Patient safety must always come first
In the wake of the latest medical blunder, an independent panel appointed to review the reporting of errors should restore a protocol that is the foundation of accountability, openness and transparency, and ensures constructive steps are made to prevent recurrence
An investigative panel has filed its report on a medical blunder that turned into a heart-rending transplant drama. It raises a number of public health issues. The panel found that a lack of vigilance by two hospital specialists resulted in failure to prescribe anti-viral drugs to prevent liver complications in a hepatitis B carrier being treated with steroids for a kidney complaint. The blunder, at the United Christian Hospital in Kwun Tong, came to light when the woman, 43, needed a liver transplant. When her teenage daughter was ruled too young to donate a stranger stepped forward, only for the transplant to fail. The patient received a second, this time from a deceased donor. She remains in hospital in critical condition.
The panel’s report said the doctors erred despite an automatic reminder in the computer system about the risks and that the blunder had happened amid a heavy workload. This raises the question whether this mitigates any blame. We can all empathise with doctors who are stretched by staff shortages to keep up with the patient load. But patient safety comes first. The panel did not reveal whether the doctors had been held accountable. The Hospital Authority must see that responsibility is fairly and openly apportioned between contributing factors so that appropriate action can be seen to be taken. Meanwhile, it is good to see the hospital pledge to enhance training, ease staff shortages, upgrade its computer system and communicate better with patients and families.

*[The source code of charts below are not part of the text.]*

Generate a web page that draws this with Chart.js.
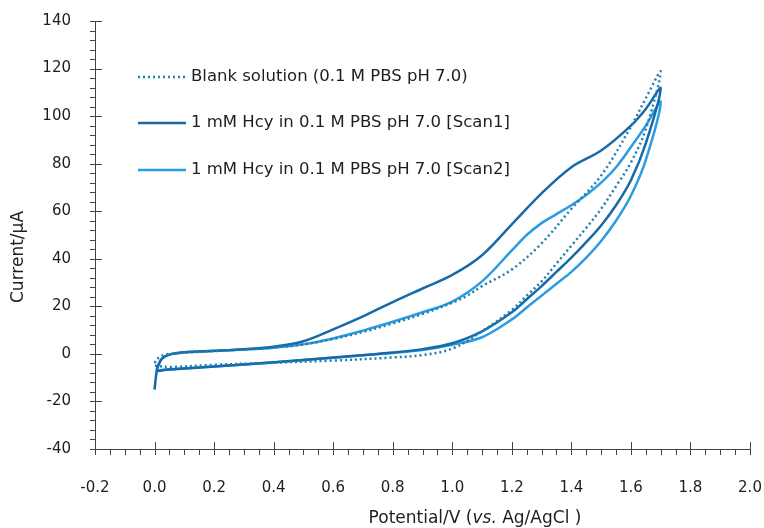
<!DOCTYPE html>
<html>
<head>
<meta charset="utf-8">
<script src="https://cdn.jsdelivr.net/npm/chart.js@4.4.1/dist/chart.umd.min.js"></script>
<style>
html, body { margin: 0; padding: 0; background: #fff; }
#wrap { width: 764px; height: 528px; position: relative; }
</style>
</head>
<body>
<div id="wrap"><canvas id="cv"></canvas></div>
<script>
// cyclic voltammograms, forward scan 0 -> 1.7 V then back to 0 V
const blankV = [0.0, 0.01, 0.03, 0.06, 0.13, 0.2, 0.3, 0.4, 0.5, 0.6, 0.7, 0.8, 0.9, 1.0, 1.05, 1.1, 1.2, 1.3, 1.4, 1.5, 1.6, 1.65, 1.7,
                1.65, 1.6, 1.55, 1.5, 1.45, 1.4, 1.35, 1.3, 1.25, 1.2, 1.1, 1.0, 0.9, 0.8, 0.6, 0.4, 0.2, 0.05, 0.0];
const blankI = [-3.8, -2, -0.5, 0.1, 0.7, 1.2, 1.9, 2.7, 4, 6.3, 9.2, 12.8, 16.8, 21.5, 24.5, 28.5, 35.5, 46.5, 61, 75, 95.5, 107.5, 118.7,
                94.5, 80.5, 70.5, 61, 53, 45.5, 38, 30.5, 24.5, 18.5, 9.5, 2.2, -0.5, -1.5, -2.8, -3.7, -4.6, -5.5, -5];

const scan1V = [0.0, 0.007, 0.012, 0.025, 0.05, 0.1, 0.2, 0.3, 0.4, 0.5, 0.6, 0.7, 0.8, 0.9, 1.0, 1.1, 1.2, 1.3, 1.4, 1.5, 1.6, 1.65, 1.7,
                1.65, 1.6, 1.55, 1.5, 1.45, 1.4, 1.35, 1.3, 1.25, 1.2, 1.1, 1.0, 0.9, 0.8, 0.6, 0.4, 0.2, 0.05, 0.01];
const scan1I = [-15, -7.3, -5, -2, -0.3, 0.7, 1.3, 2.0, 3.0, 5.3, 10.3, 15.8, 21.8, 27.5, 33.2, 41.5, 54.5, 67.5, 78.5, 85.5, 96, 103, 111.7,
                88.5, 73, 62.5, 54, 47, 40.5, 34.5, 28.5, 23, 17.5, 9.5, 4.5, 2, 0.6, -1.5, -3.5, -5.3, -6.6, -7.2];

const scan2V = [0.007, 0.012, 0.025, 0.05, 0.1, 0.2, 0.3, 0.4, 0.5, 0.6, 0.7, 0.8, 0.9, 1.0, 1.1, 1.2, 1.25, 1.3, 1.35, 1.4, 1.45, 1.5, 1.55, 1.6, 1.65, 1.7,
                1.65, 1.6, 1.55, 1.5, 1.45, 1.4, 1.35, 1.3, 1.25, 1.2, 1.1, 1.0, 0.9, 0.8, 0.6, 0.4, 0.2, 0.05, 0.01];
const scan2I = [-7, -5, -2, -0.3, 0.7, 1.2, 1.8, 2.6, 4, 6.5, 9.8, 13.5, 17.5, 22, 30.5, 43.5, 50, 55, 58.8, 62.5, 66.8, 72, 78.5, 87, 96, 106,
                81.5, 66.5, 56, 47.5, 40.5, 34.5, 29.5, 24.5, 19.5, 14.5, 7, 3.8, 1.6, 0.4, -1.6, -3.6, -5.3, -6.5, -7];

const xTicksMin = -0.2, xTicksMax = 2.0, xMajor = 0.2, xMinor = 0.05;
const yTicksMin = -40, yTicksMax = 140, yMajor = 20, yMinor = 4;

const colors = {
    blank: '#1f7fae',
    scan1: '#176aa8',
    scan2: '#2b9be3',
    axis: '#444',
    text: '#1e1e1e'
};
const FONT = '"DejaVu Sans", Verdana, sans-serif';

function toPoints(xs, ys) {
    return xs.map((x, i) => ({ x: x, y: ys[i] }));
}

// tick marks: major ones cross the axis, minor ones sit outside
const tickMarks = {
    id: 'tickMarks',
    afterDraw(chart) {
        const ctx = chart.ctx;
        const xs = chart.scales.x, ys = chart.scales.y;
        const area = chart.chartArea;
        ctx.save();
        ctx.strokeStyle = colors.axis;
        ctx.lineWidth = 1;
        ctx.beginPath();
        const nx = Math.round((xTicksMax - xTicksMin) / xMinor);
        for (let i = 0; i <= nx; i++) {
            const px = Math.round(xs.getPixelForValue(xTicksMin + i * xMinor)) + 0.5;
            const major = i % Math.round(xMajor / xMinor) === 0;
            ctx.moveTo(px, area.bottom - (major ? 7 : 0));
            ctx.lineTo(px, area.bottom + 6);
        }
        const ny = Math.round((yTicksMax - yTicksMin) / yMinor);
        for (let i = 0; i <= ny; i++) {
            const py = Math.round(ys.getPixelForValue(yTicksMin + i * yMinor)) + 0.5;
            const major = i % Math.round(yMajor / yMinor) === 0;
            ctx.moveTo(area.left - 5, py);
            ctx.lineTo(area.left + (major ? 7 : 0), py);
        }
        ctx.stroke();
        ctx.restore();
    }
};

// legend sits inside the plot, top left
const legendRows = [77, 123, 170];
const cvLegend = {
    id: 'cvLegend',
    afterDatasetsDraw(chart) {
        const ctx = chart.ctx;
        chart.data.datasets.forEach((ds, i) => {
            const y = legendRows[i];
            ctx.save();
            ctx.strokeStyle = ds.borderColor;
            ctx.lineWidth = ds.borderWidth;
            ctx.setLineDash(ds.borderDash || []);
            ctx.beginPath();
            ctx.moveTo(138, y);
            ctx.lineTo(186, y);
            ctx.stroke();
            ctx.setLineDash([]);
            ctx.fillStyle = colors.text;
            ctx.font = '16.5px ' + FONT;
            ctx.textBaseline = 'middle';
            ctx.fillText(ds.label, 191, y);
            ctx.restore();
        });
    }
};

const axisTitles = {
    id: 'axisTitles',
    afterDraw(chart) {
        const ctx = chart.ctx;
        ctx.save();
        ctx.fillStyle = colors.text;
        ctx.textBaseline = 'middle';
        // y title
        ctx.save();
        ctx.translate(19, 257);
        ctx.rotate(-Math.PI / 2);
        ctx.font = '17px ' + FONT;
        ctx.textAlign = 'center';
        ctx.fillText('Current/μA', 0, 0);
        ctx.restore();
        // x title with italic "vs."
        const parts = [['Potential/V (', 'normal'], ['vs.', 'italic'], [' Ag/AgCl )', 'normal']];
        let total = 0;
        parts.forEach(p => { ctx.font = p[1] + ' 17px ' + FONT; total += ctx.measureText(p[0]).width; });
        let x = 475 - total / 2;
        ctx.textAlign = 'left';
        parts.forEach(p => {
            ctx.font = p[1] + ' 17px ' + FONT;
            ctx.fillText(p[0], x, 519);
            x += ctx.measureText(p[0]).width;
        });
        ctx.restore();
    }
};

const lineDefaults = { showLine: true, pointRadius: 0, pointHoverRadius: 0, tension: 0.35, fill: false };

new Chart(document.getElementById('cv'), {
    type: 'scatter',
    data: {
        datasets: [
            Object.assign({
                label: 'Blank solution (0.1 M PBS pH 7.0)',
                data: toPoints(blankV, blankI),
                borderColor: colors.blank, borderWidth: 2.5, borderDash: [2, 3]
            }, lineDefaults),
            Object.assign({
                label: '1 mM Hcy in 0.1 M PBS pH 7.0 [Scan1]',
                data: toPoints(scan1V, scan1I),
                borderColor: colors.scan1, borderWidth: 2.5
            }, lineDefaults),
            Object.assign({
                label: '1 mM Hcy in 0.1 M PBS pH 7.0 [Scan2]',
                data: toPoints(scan2V, scan2I),
                borderColor: colors.scan2, borderWidth: 2.5
            }, lineDefaults)
        ]
    },
    options: {
        responsive: true,
        maintainAspectRatio: false,
        animation: false,
        layout: { padding: { top: 21, right: 14, left: 0, bottom: 0 } },
        plugins: { legend: { display: false }, tooltip: { enabled: false } },
        scales: {
            x: {
                type: 'linear', min: xTicksMin, max: xTicksMax,
                afterFit: s => { s.height = 79; s.paddingLeft = 0; s.paddingRight = 0; },
                grid: { display: false, drawTicks: false },
                border: { display: true, color: colors.axis, width: 1 },
                ticks: {
                    stepSize: xMajor, padding: 30, color: colors.text,
                    font: { family: FONT, size: 15 },
                    callback: v => Number(v).toFixed(1)
                }
            },
            y: {
                type: 'linear', min: yTicksMin, max: yTicksMax,
                afterFit: s => { s.width = 95; s.paddingTop = 0; s.paddingBottom = 0; },
                grid: { display: false, drawTicks: false },
                border: { display: true, color: colors.axis, width: 1 },
                ticks: {
                    stepSize: yMajor, padding: 24, color: colors.text,
                    font: { family: FONT, size: 15 }
                }
            }
        }
    },
    plugins: [tickMarks, cvLegend, axisTitles]
});
</script>
</body>
</html>
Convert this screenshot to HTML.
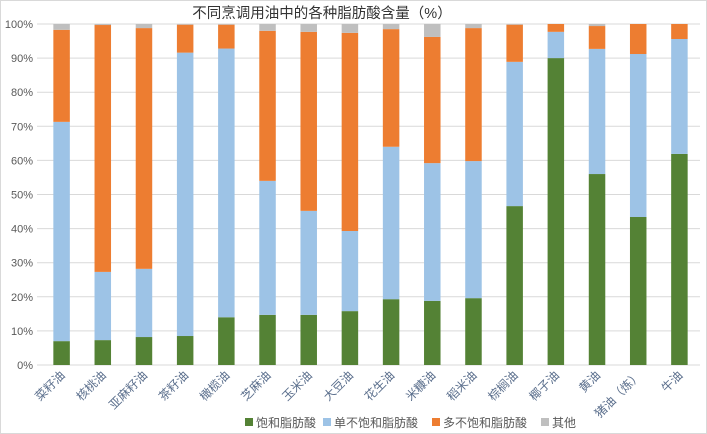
<!DOCTYPE html>
<html><head><meta charset="utf-8"><style>
html,body{margin:0;padding:0;background:#fff;}
svg{display:block;font-family:"Liberation Sans","Noto Sans CJK SC",sans-serif;}
</style></head><body>
<svg id="chart" width="707" height="434" viewBox="0 0 707 434">
<rect x="0.5" y="0.5" width="706" height="433" fill="#fff" stroke="#d9d9d9"/>
<text x="322" y="18" font-size="14.5" fill="#333" text-anchor="middle">不同烹调用油中的各种脂肪酸含量（%）</text>
<g id="grid"></g><g id="bars"></g><g id="xlabels"></g>
<g font-size="12" fill="#595959">
<rect x="245" y="418" width="8" height="8" fill="#548235"/><text x="256" y="427">饱和脂肪酸</text>
<rect x="323" y="418" width="8" height="8" fill="#9dc3e6"/><text x="334" y="427">单不饱和脂肪酸</text>
<rect x="432" y="418" width="8" height="8" fill="#ed7d31"/><text x="443" y="427">多不饱和脂肪酸</text>
<rect x="541" y="418" width="8" height="8" fill="#bfbfbf"/><text x="552" y="427">其他</text>
</g>
</svg>
<script>
const categories=["菜籽油","核桃油","亚麻籽油","茶籽油","橄榄油","芝麻油","玉米油","大豆油","花生油","米糠油","稻米油","棕榈油","椰子油","黄油","猪油（炼）","牛油"];
const saturated=[7,7.3,8.2,8.5,14,14.7,14.7,15.8,19.3,18.8,19.6,46.6,90,56,43.4,61.9];
const monounsat=[64.3,20,20,83.1,78.8,39.3,30.5,23.5,44.7,40.4,40.2,42.3,7.7,36.7,47.8,33.7];
const polyunsat=[27,72.4,70.6,8.2,7,44,52.5,58.1,34.5,37,39,10.9,2.3,6.7,8.8,4.4];
const other=[1.7,0.3,1.2,0.2,0.2,2,2.3,2.6,1.5,3.8,1.2,0.2,0,0.6,0,0];
const yTicks=[0,10,20,30,40,50,60,70,80,90,100];
const NS="http://www.w3.org/2000/svg";
const x0=41,x1=700,y0=365,y1=24;
const step=(x1-x0)/categories.length,bw=16.5;
const yS=v=>y0-(y0-y1)*v/100;
const xC=i=>x0+step*(i+0.5);
function mk(t,a,p){const e=document.createElementNS(NS,t);for(const k in a)e.setAttribute(k,a[k]);p.appendChild(e);return e;}
const grid=document.getElementById('grid');
yTicks.forEach(v=>{
 const l=mk('line',{x1:x0-4,x2:x1,y1:yS(v),y2:yS(v),stroke:'#d9d9d9','stroke-width':1},grid);
 
 
 const t=mk('text',{x:33,y:yS(v)+4,'font-size':11,fill:'#595959','text-anchor':'end'},grid);
 t.textContent=v+'%';
 
 
});
const series=[[saturated,'#548235','sat'],[monounsat,'#9dc3e6','mono'],[polyunsat,'#ed7d31','poly'],[other,'#bfbfbf','other']];
const bars=document.getElementById('bars'),xl=document.getElementById('xlabels');
categories.forEach((c,i)=>{
 let cum=0;
 series.forEach(([arr,col,nm])=>{
  const v=arr[i];const top=yS(cum+v),bot=yS(cum);
  const r=mk('rect',{x:xC(i)-bw/2,y:top,width:bw,height:Math.max(0,bot-top),fill:col},bars);
  
  
  cum+=v;
 });
 const t=mk('text',{x:xC(i)+4,y:376,'font-size':12,fill:'#5a6e8c','text-anchor':'end',transform:'rotate(-45 '+(xC(i)+4)+' 376)'},xl);
 t.textContent=c;
 
 
});
</script>
</body></html>
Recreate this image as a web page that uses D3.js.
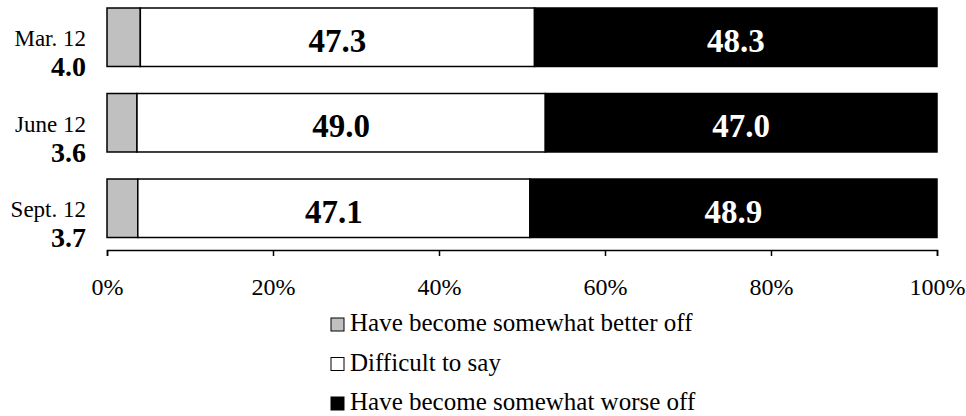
<!DOCTYPE html>
<html>
<head>
<meta charset="utf-8">
<script src="https://cdn.jsdelivr.net/npm/d3@7"></script>
<style>
  html, body { margin: 0; padding: 0; background: #fff; }
  svg { display: block; font-family: "Liberation Serif", "Times New Roman", serif; }
</style>
</head>
<body>
<svg id="chart" width="966" height="416"></svg>
<script>
// Survey waves, top to bottom
const periods = ["Mar. 12", "June 12", "Sept. 12"];
// Shares of answers per wave (%)
const betterOff = [4.0, 3.6, 3.7];
const difficult = [47.3, 49.0, 47.1];
const worseOff = [48.3, 47.0, 48.9];
const seriesNames = ["Have become somewhat better off", "Difficult to say", "Have become somewhat worse off"];
const tickValues = [0, 20, 40, 60, 80, 100];

const fills = ["#c0c0c0", "#ffffff", "#000000"];
const labelFills = [null, "#000000", "#ffffff"];

const svg = d3.select("#chart");

const x = d3.scaleLinear().domain([0, 100]).range([107, 937]);
const y = d3.scaleBand().domain(periods).range([8, 237.5]).paddingInner(0.316).paddingOuter(0);

// Build rows, normalised to 100% like a 100% stacked bar
const rows = periods.map((p, i) => {
  const vals = [betterOff[i], difficult[i], worseOff[i]];
  const total = d3.sum(vals);
  let acc = 0;
  const segs = vals.map((v, k) => {
    const s = { period: p, k, value: v, x0: acc / total * 100, x1: (acc + v) / total * 100 };
    acc += v;
    return s;
  });
  return { period: p, segs };
});

const segs = rows.flatMap(r => r.segs);

svg.append("g").selectAll("rect")
  .data(segs)
  .join("rect")
  .attr("x", d => x(d.x0))
  .attr("y", d => y(d.period))
  .attr("width", d => x(d.x1) - x(d.x0))
  .attr("height", y.bandwidth())
  .attr("fill", d => fills[d.k])
  .attr("stroke", "#000")
  .attr("stroke-width", 1.5);

// Value labels inside the wide segments
svg.append("g").selectAll("text")
  .data(segs.filter(d => d.k > 0))
  .join("text")
  .attr("x", d => (x(d.x0) + x(d.x1)) / 2)
  .attr("y", d => y(d.period) + y.bandwidth() / 2 + 14.5)
  .attr("text-anchor", "middle")
  .attr("font-weight", "bold")
  .attr("font-size", 33)
  .attr("fill", d => labelFills[d.k])
  .text(d => d.value.toFixed(1));

// Category labels with the "better off" share beneath
const cat = svg.append("g").selectAll("g")
  .data(rows)
  .join("g");
cat.append("text")
  .attr("x", 86)
  .attr("y", d => y(d.period) + 38)
  .attr("text-anchor", "end")
  .attr("font-size", 23)
  .text(d => d.period);
cat.append("text")
  .attr("x", 86)
  .attr("y", d => y(d.period) + 68)
  .attr("text-anchor", "end")
  .attr("font-size", 28)
  .attr("font-weight", "bold")
  .text(d => d.segs[0].value.toFixed(1));

// Percentage axis
const axis = d3.axisBottom(x)
  .tickValues(tickValues)
  .tickFormat(d => d + "%")
  .tickSize(6)
  .tickSizeOuter(6)
  .tickPadding(22);
const ax = svg.append("g")
  .attr("transform", "translate(0,250)")
  .call(axis);
ax.select(".domain").attr("stroke", "#000").attr("stroke-width", 1.5);
ax.selectAll(".tick line").attr("stroke", "#000").attr("stroke-width", 1.5);
ax.selectAll(".tick text")
  .attr("font-family", "'Liberation Serif', 'Times New Roman', serif")
  .attr("font-size", 24)
  .attr("fill", "#000");

// Legend
const leg = svg.append("g").selectAll("g")
  .data(seriesNames)
  .join("g")
  .attr("transform", (d, i) => `translate(331,${331 + i * 39.5})`);
leg.append("rect")
  .attr("x", 0)
  .attr("y", -13)
  .attr("width", 13)
  .attr("height", 13)
  .attr("fill", (d, i) => fills[i])
  .attr("stroke", "#000")
  .attr("stroke-width", 1);
leg.append("text")
  .attr("x", 19)
  .attr("y", 0)
  .attr("font-size", 25)
  .text(d => d);
</script>
</body>
</html>
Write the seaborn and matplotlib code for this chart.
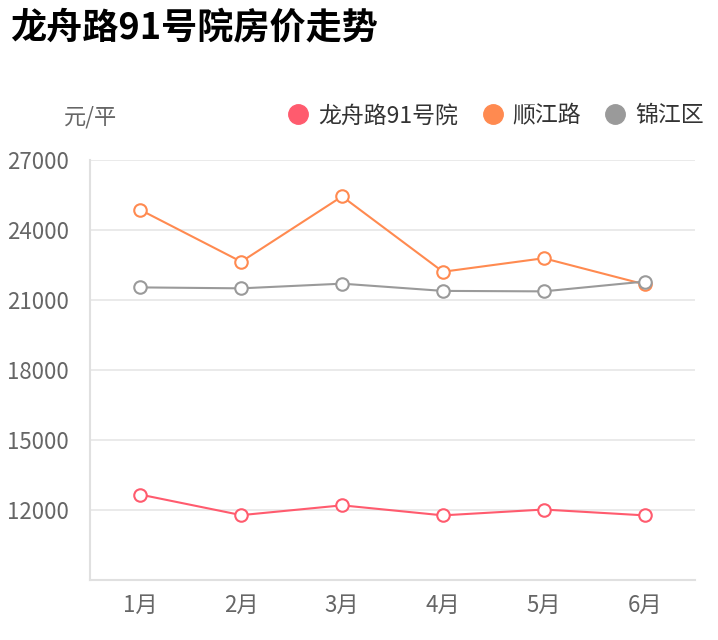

Hong Kong is no stranger to medical blunders. A rash of them years ago resulted in a protocol for prompt reporting and investigation to maintain public confidence. But you would not know it from the latest case, in which the blunder was not made public for more than a month. Doctors and nurses are human and mistakes will occur despite the best personal and systemic efforts to prevent them. But the public expects doctors not to make basic errors with serious consequences. For the sake of public confidence, we trust that an independent panel appointed to review the reporting of errors restores a protocol that is the foundation of accountability, openness and transparency, and ensures constructive steps are made to prevent recurrence.